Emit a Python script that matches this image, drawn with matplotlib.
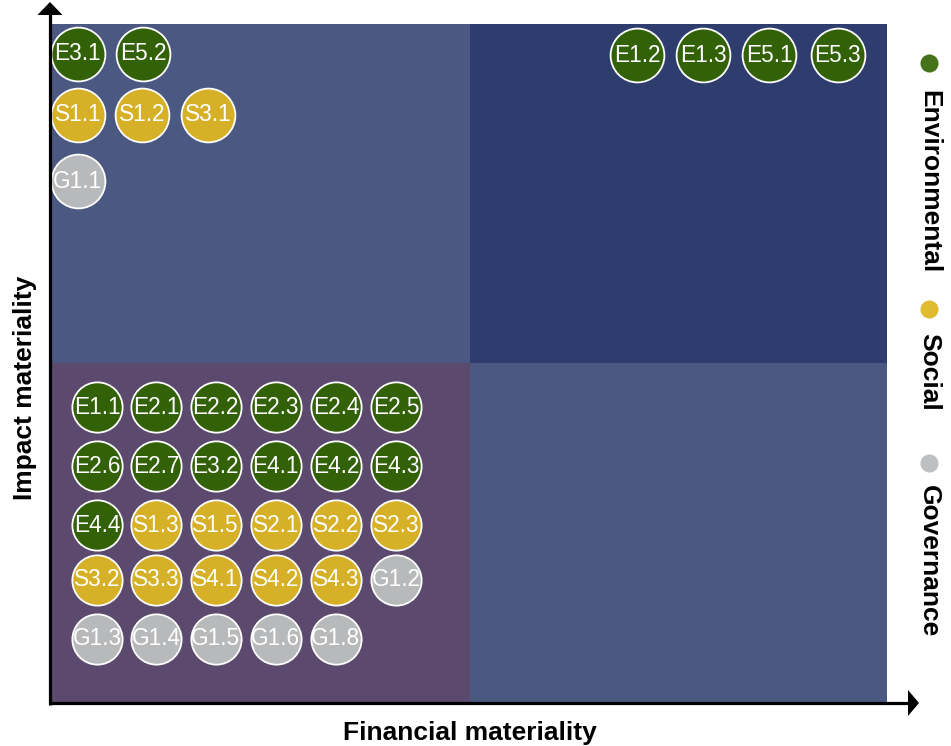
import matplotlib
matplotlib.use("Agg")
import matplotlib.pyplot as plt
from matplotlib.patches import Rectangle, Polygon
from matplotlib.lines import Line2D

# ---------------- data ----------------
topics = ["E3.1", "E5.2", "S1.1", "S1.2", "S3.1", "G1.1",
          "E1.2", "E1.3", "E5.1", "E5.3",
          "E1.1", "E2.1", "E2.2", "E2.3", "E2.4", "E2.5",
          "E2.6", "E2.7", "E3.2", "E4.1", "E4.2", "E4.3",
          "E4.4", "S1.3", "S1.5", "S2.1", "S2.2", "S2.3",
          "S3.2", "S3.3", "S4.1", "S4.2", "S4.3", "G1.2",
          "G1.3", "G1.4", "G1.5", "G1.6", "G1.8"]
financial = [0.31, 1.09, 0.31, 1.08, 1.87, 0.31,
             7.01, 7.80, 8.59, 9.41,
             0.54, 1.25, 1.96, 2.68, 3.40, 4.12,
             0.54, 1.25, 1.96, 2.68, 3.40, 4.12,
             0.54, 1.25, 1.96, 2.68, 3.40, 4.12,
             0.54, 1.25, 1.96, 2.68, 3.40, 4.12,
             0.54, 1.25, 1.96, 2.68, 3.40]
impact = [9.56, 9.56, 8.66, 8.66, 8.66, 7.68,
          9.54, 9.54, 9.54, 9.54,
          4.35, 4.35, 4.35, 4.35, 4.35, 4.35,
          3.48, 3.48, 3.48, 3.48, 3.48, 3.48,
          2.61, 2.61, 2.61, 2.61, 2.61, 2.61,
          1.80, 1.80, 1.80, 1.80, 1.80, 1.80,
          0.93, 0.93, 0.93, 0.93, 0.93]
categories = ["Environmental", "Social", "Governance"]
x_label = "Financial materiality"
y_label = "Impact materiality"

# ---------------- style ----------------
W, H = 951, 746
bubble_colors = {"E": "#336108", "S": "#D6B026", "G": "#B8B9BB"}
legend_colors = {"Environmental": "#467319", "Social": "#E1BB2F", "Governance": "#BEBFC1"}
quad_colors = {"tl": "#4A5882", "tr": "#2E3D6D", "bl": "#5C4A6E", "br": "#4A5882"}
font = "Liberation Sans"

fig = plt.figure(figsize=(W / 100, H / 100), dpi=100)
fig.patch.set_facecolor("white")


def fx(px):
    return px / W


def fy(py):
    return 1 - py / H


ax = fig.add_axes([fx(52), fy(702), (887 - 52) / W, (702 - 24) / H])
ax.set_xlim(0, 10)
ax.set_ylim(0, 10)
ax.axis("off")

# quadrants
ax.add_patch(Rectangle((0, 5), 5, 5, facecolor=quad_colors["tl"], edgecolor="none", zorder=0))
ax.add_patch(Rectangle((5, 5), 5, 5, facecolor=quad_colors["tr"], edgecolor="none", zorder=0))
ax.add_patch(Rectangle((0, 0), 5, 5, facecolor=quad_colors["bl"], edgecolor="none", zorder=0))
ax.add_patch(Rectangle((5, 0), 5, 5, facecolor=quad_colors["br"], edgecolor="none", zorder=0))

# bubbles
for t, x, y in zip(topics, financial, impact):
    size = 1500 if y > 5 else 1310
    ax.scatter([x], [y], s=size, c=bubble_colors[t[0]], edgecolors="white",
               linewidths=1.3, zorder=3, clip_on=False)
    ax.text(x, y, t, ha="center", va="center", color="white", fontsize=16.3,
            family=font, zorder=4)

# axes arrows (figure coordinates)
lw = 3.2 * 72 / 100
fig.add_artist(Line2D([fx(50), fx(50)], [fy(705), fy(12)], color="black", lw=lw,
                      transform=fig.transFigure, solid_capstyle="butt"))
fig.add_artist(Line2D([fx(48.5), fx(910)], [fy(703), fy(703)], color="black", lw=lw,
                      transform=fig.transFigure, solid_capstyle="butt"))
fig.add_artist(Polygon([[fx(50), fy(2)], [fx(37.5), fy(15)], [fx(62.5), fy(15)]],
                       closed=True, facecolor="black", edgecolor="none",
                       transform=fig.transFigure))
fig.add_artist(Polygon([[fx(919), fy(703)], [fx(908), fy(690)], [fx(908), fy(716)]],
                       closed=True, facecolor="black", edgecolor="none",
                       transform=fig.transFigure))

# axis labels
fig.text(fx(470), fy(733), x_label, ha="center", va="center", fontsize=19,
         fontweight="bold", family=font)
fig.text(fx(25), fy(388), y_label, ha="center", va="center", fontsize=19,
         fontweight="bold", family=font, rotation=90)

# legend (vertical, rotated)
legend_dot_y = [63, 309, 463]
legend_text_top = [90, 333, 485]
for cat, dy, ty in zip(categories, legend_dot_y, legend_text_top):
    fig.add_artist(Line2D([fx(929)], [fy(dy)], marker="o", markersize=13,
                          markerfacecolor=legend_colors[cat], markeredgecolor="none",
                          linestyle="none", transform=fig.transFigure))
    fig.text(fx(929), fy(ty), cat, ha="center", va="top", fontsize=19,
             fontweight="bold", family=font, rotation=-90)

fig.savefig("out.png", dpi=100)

WRITTEN INSTRUCTION
Give back exactly the lines from the first line of the data through the line with "from matplotlib.lines import Line2D", pictures excluded.

SOLUTION TO THIS EXERCISE
Emit a Python script that matches this image, drawn with matplotlib.
import matplotlib
matplotlib.use("Agg")
import matplotlib.pyplot as plt
from matplotlib.patches import Rectangle, Polygon
from matplotlib.lines import Line2D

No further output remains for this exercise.